12.5 Bluetooth Security

Bluetooth offers three different modes of security.

• Security Mode 1 : There is no security in this mode.

• Security Mode 2 : Security is provided at the service level.

• Security Mode 3 : Security is provided at the link level.

Security Mode 1 is a nonsecure mode. Security Mode 2 is handled by higher layers based on the access policies and procedures defined at the service levels. No security procedures are initiated before channel establishment on the L2CAP level. Security Mode 3 involves link-level security procedures before the link is set up and before the channels are established. Figure 12-8 shows the security architecture. The security manager is the key functionality that manages the security keys and performs security procedures for different protocol layers. The rest of the security discussion is limited to Mode 3.

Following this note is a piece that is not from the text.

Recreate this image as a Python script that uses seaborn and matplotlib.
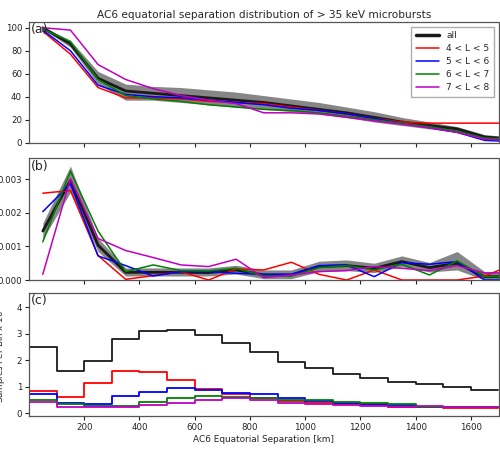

Table 12-2 shows the four different entities that are used for maintaining security at the link layer: a public address that is unique for each Bluetooth device, two secret keys, and a random number that is different for each new transaction. The secret keys are derived during initialization and are further never disclosed.

Normally, the encryption key is derived from the authentication key during the authentication process; however, the encryption key can also be regenerated when needed. The authentication algorithms are based on 128 bits. For encryption algorithms, the key size can vary between 1 and 16 octets (8-128 bits) to accommodate different cryptographic algorithms in different countries , but the size is fixed for a specific device unit. The encryption key length is negotiated between the master and the slave devices to an acceptable size in octets as determined by the each application. The RAND is a random number generated by a pseudorandom generator in the Bluetooth unit.

Table 12-2. Entities Used to Maintain Security at the Link Layer

Bluetooth security is not foolproof and has some limitations. For instance, it performs only device authentication but does not support user-level authentication; however, it can be implemented at higher layers. Another aspect relates to lack of support for unidirectional traffic, although the access control checks can be performed asymmetrically at connection setup.

12.5.1 Authentication

The entity authentication in Bluetooth uses a challenge-response scheme in which the claimant's knowledge of a secret key is checked through a two-move protocol using symmetric keys, as shown in Figure 12-9. The verifier, either the master or slave, challenges the claimant to authenticate a random input, AU_RAND _A , with an authentication code, E ₁ , and return the result SRES to the verifier. This value is verified against the one, SRES', generated by the verifier itself.

The link key is the current link key shared by the A and B Bluetooth units. The use of BD_ADDR _B is to prevent a simple reflection attack. For a successful authentication, the value of ACO (authenticated ciphering offset) is retained. This authentication mechanism is only one way. Certain applications need only one-way authentication. For peer-to-peer communications, both devices perform the authentication in each way to authenticate the other.

12.5.2 Encryption

Encryption is used to protect the user packet payload and is carried out with a stream cipher called E that is resynchronized for every payload. But the access code and the packet header are never encrypted. Figure 12-10 shows the encryption procedure.

The stream cipher system E consists of three parts : generation of payload key, generation of key stream bits, and encryption and decryption. The payload key generator simply combines the input bits in an appropriate order and shifts them into the four linear feedback shift registers (LFSRs) used in the key stream generator. In the second part of the cipher system, the key stream bits are generated by a method derived from the summation stream cipher generator attributable to Massey and Rueppel.

The cipher algorithm E uses the master Bluetooth address, 26 bits of master real-time clock, and the encryption key K _c as input. The random number, EN_RAND, is issued by the master as plaintext over the air. The encryption algorithm E generates a binary keystream , K cipher, which is modulo 2 added to the data to be encrypted. The cipher is symmetric; decryption is performed exactly the same way using the same key as the encryption.